What is required: Write out each line exactly as given. Leave the pictures out of your copy.

Dataset content:
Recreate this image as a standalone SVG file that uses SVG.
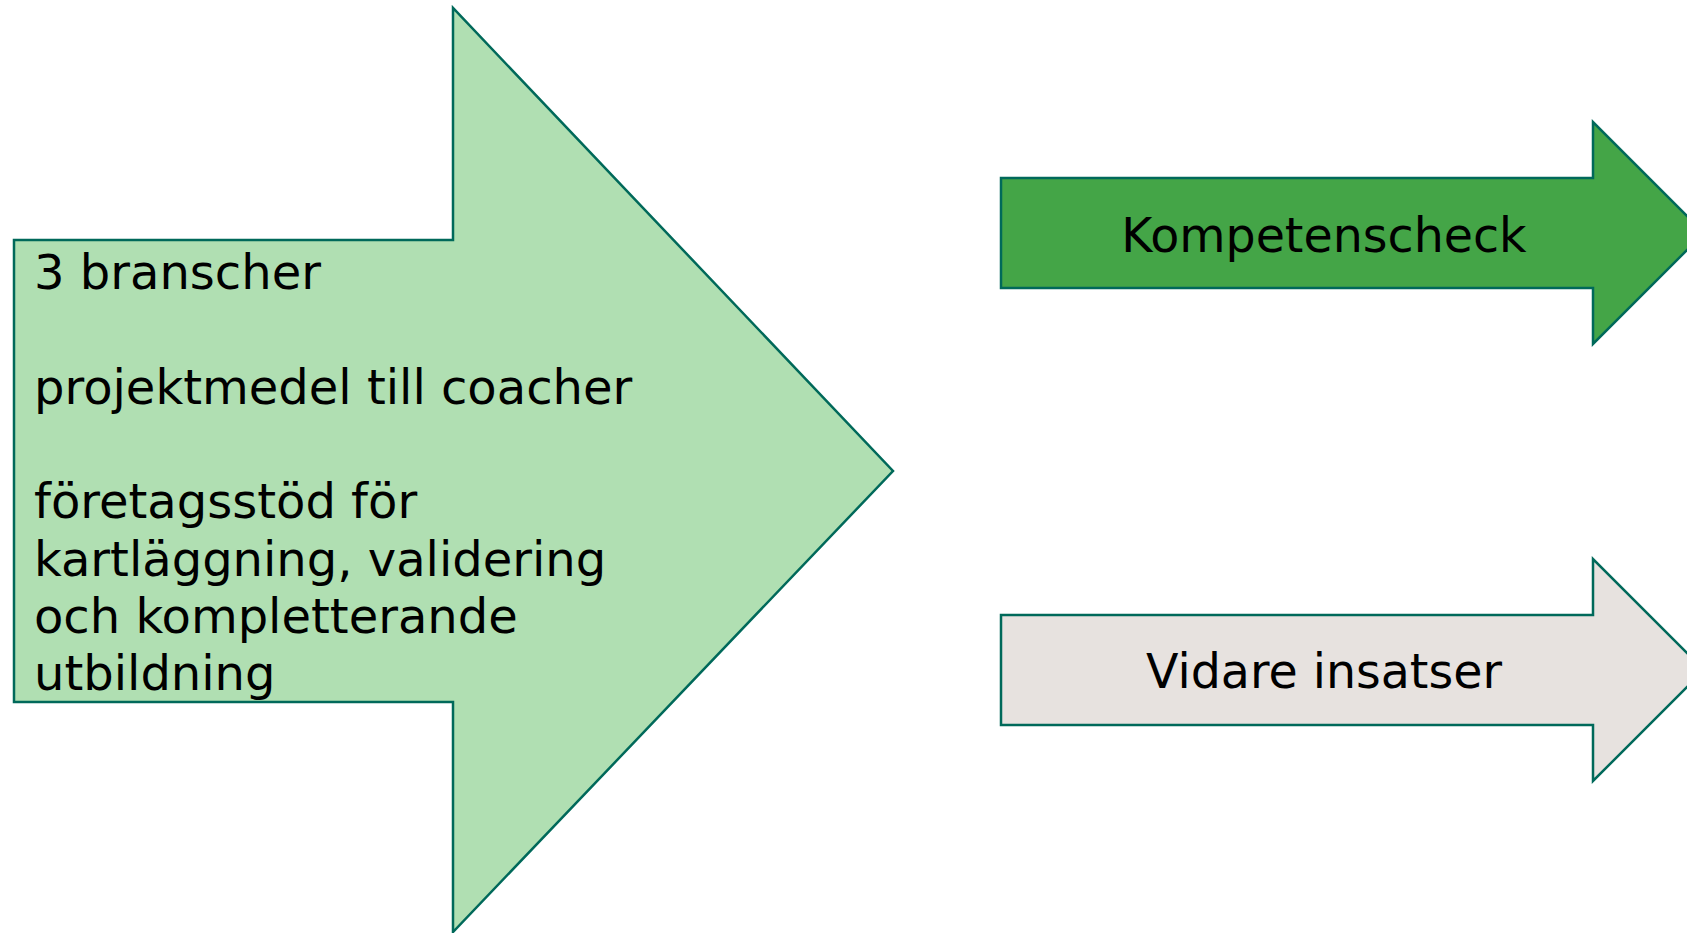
<svg xmlns="http://www.w3.org/2000/svg" width="1687" height="933" viewBox="0 0 1687 933">
<style>
.shape{stroke:#00695A;stroke-width:2.5;stroke-linejoin:miter}
.t{font-family:"DejaVu Sans","Verdana",sans-serif;font-size:47.5px;fill:#000}
.tl{font-size:48px}
</style>
<rect width="1687" height="933" fill="#fff"/>
<g id="node-main">
<polygon class="shape" fill="#B0DFB2" points="14,240 453,240 453,8 893,471 453,932 453,702 14,702"/>
<text class="t tl" x="34"><tspan x="34" y="289">3 branscher</tspan><tspan x="34" y="404">projektmedel till coacher</tspan><tspan x="34" y="518">företagsstöd för</tspan><tspan x="34" y="576">kartläggning, validering</tspan><tspan x="34" y="633">och kompletterande</tspan><tspan x="34" y="690">utbildning</tspan></text>
</g>
<g id="node-kompetenscheck">
<polygon class="shape" fill="#44A547" points="1001,178 1593,178 1593,122 1704,233 1593,344 1593,288 1001,288"/>
<text class="t" x="1324" y="252" text-anchor="middle">Kompetenscheck</text>
</g>
<g id="node-vidare">
<polygon class="shape" fill="#E7E2DF" points="1001,615 1593,615 1593,559 1704,670 1593,781 1593,725 1001,725"/>
<text class="t" x="1324" y="688" text-anchor="middle">Vidare insatser</text>
</g>
<g id="connectors"></g>
</svg>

Full response:
Recreate this image as a standalone SVG file that uses SVG.
<svg xmlns="http://www.w3.org/2000/svg" width="1687" height="933" viewBox="0 0 1687 933">
<style>
.shape{stroke:#00695A;stroke-width:2.5;stroke-linejoin:miter}
.t{font-family:"DejaVu Sans","Verdana",sans-serif;font-size:47.5px;fill:#000}
.tl{font-size:48px}
</style>
<rect width="1687" height="933" fill="#fff"/>
<g id="node-main">
<polygon class="shape" fill="#B0DFB2" points="14,240 453,240 453,8 893,471 453,932 453,702 14,702"/>
<text class="t tl" x="34"><tspan x="34" y="289">3 branscher</tspan><tspan x="34" y="404">projektmedel till coacher</tspan><tspan x="34" y="518">företagsstöd för</tspan><tspan x="34" y="576">kartläggning, validering</tspan><tspan x="34" y="633">och kompletterande</tspan><tspan x="34" y="690">utbildning</tspan></text>
</g>
<g id="node-kompetenscheck">
<polygon class="shape" fill="#44A547" points="1001,178 1593,178 1593,122 1704,233 1593,344 1593,288 1001,288"/>
<text class="t" x="1324" y="252" text-anchor="middle">Kompetenscheck</text>
</g>
<g id="node-vidare">
<polygon class="shape" fill="#E7E2DF" points="1001,615 1593,615 1593,559 1704,670 1593,781 1593,725 1001,725"/>
<text class="t" x="1324" y="688" text-anchor="middle">Vidare insatser</text>
</g>
<g id="connectors"></g>
</svg>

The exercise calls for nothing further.